The perfectly decent person who follows a certain chain of reasoning, ever so slightly and subtly incorrect, becomes a perfect monster at the end of the chain.

And every chain of reasoning is "ever so slightly and subtly incorrect."  Alleging it is "objective" doesn't cure that defect, any more than trying to make it mathematical (the error of the logical positivists, as Godel and Wittgenstein established). And how does establishing mathematics as the structure of science, and science as the standard for all we can know about external reality, and eliminating metaphysics, help us with that?  In Tolstoy's deathless question:  "How should we then live?"

Everybody's looking for the answer to that question, and taking only the one that suits them first. 

1 comment:

  1. Modernism in its various forms makes the mistake of believing that all of human experience is explainable by and all of human life should be judged and led by the methods of science. A logician like Carnap should certainly have known that even science can't be conducted strictly in that kind of idealized, non-existent model of logic, mathematics and a kind of objective observation, the impossibility of which was one of the greatest discovery of physics in the 20th century.
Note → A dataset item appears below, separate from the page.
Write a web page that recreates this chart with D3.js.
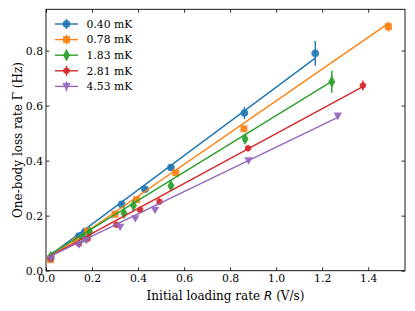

    I think one of the things modern people need to be freed from is the impossibility of conducting human lives like that, the reaction against science might possibly have something to do with that impossible to meet burden breaking down. That and the assertion of science being done in a lot of really bad, popularly promoted and announced studies, especially in things like nutrition and other vastly inexact fields. Lewontin warned about the consequences of that almost thirty years ago, the discrediting of science for a large number of people. The consequences have been one of the major tragedies of human history, I'm afraid.